MCU designs new territory for Letovo School

Laboratory of Child Development at the MCU’s Research Institute of Urban Studies and Global Education will provide scientific counseling for the project of architectural and construction concept of the new territory of the Letovo School. The project has been jointly designed by the Atelier PRO architects, the Netherlands, and Buro Druzhba, Russia. The project basic idea stipulates that the learning environment allows educators and children to entirely fulfill their ideas and needs. Besides, it should be open for architectural objects and school spaces designed by educators and children.

Associate Professor Igor Shiyan, Associate Professor Tatiana Le-van, and Junior Research Fellow Anna Yakshina from the Laboratory of Child Development together with the architects analyzed the features of the school’s training programs and the principles essential for implementing the Letovo educational strategy which includes wellbeing, subjectivity, educator’s supporting position, respect for the individual, flexibility to diversity and change, jointness, and sustainable development. In addition, the researchers and architects drafted custom scripts and formats for the school yard arrangement, which are modifiable for request.

Associate Professor Igor Shiyan, Head of the Laboratory, shared his opinion on the project:

The entire school territory, external and internal, should function for fulfilling learning objectives. And both architectural and teaching solutions are crucial to ensure it because it is educators who understand better the school’s learning idea and the objectives relevant for the school students. The environment should help children make sense of their learning and encourage their interest in it. That’s why it should allow for changes to a full extent.

Bella Filatova, a Buro Druzhba partner and co-founder, headed Russia’s part of the project and commented on it:

When we design schools and kindergartens, all architectural solutions should actualize the school’s educational principles and identity. The school community, not an architect, should be the main creator in this process. And here lie creative interest and innovation-based development of educational architecture.

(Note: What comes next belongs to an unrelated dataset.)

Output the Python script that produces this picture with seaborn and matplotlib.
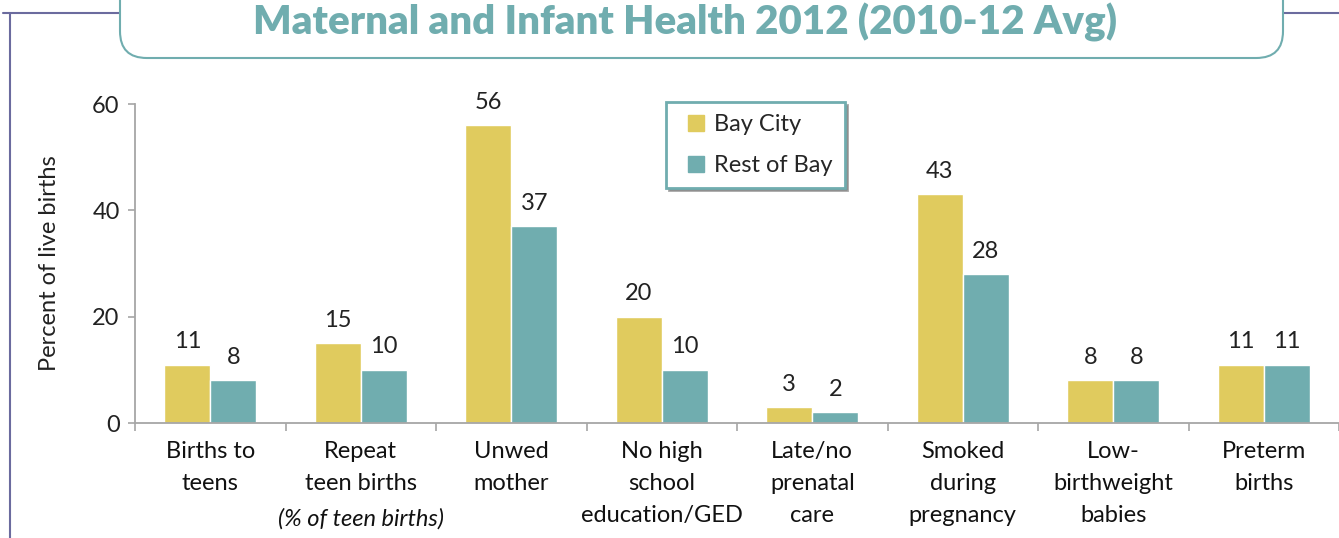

The project comprises five compact modules, including two educational ones, cultural, athletic, and central, which are united by a major walkway. The kindergarten is arranged in the same way but consists of three modules. The architectural solutions of the concept provide educators and students with full possibilities to arrange the environment which encourages both developing universal competencies of the 21st century and acquiring academic knowledge. The authors put the idea of “the building and landscape as a 3D textbook”, an environment that is interactive and accessible for students and serves as a full-fledged teaching tool for an educator. The project will be implemented by the method of participatory design.

The Letovo learning environment for pre-school children and school students claims to become an international model for the innovative school yard, where all the learning process participants fulfill comprehensively the learning objectives in joint subject interaction.

Sergey Kuznetsov, Chief Architect of Moscow, appreciated the concept basic idea:

The more interesting and diverse schools there are in Moscow, the better. Different locations which are recognizable, maintain their identity, and may be modified during their lifetime, are relevant for future primary and secondary education. The Letovo School has been established on these principles, the present one and now there will be another. I am delighted that the founder’s approach remains the same and the selected projects have always been high-quality and noticeable.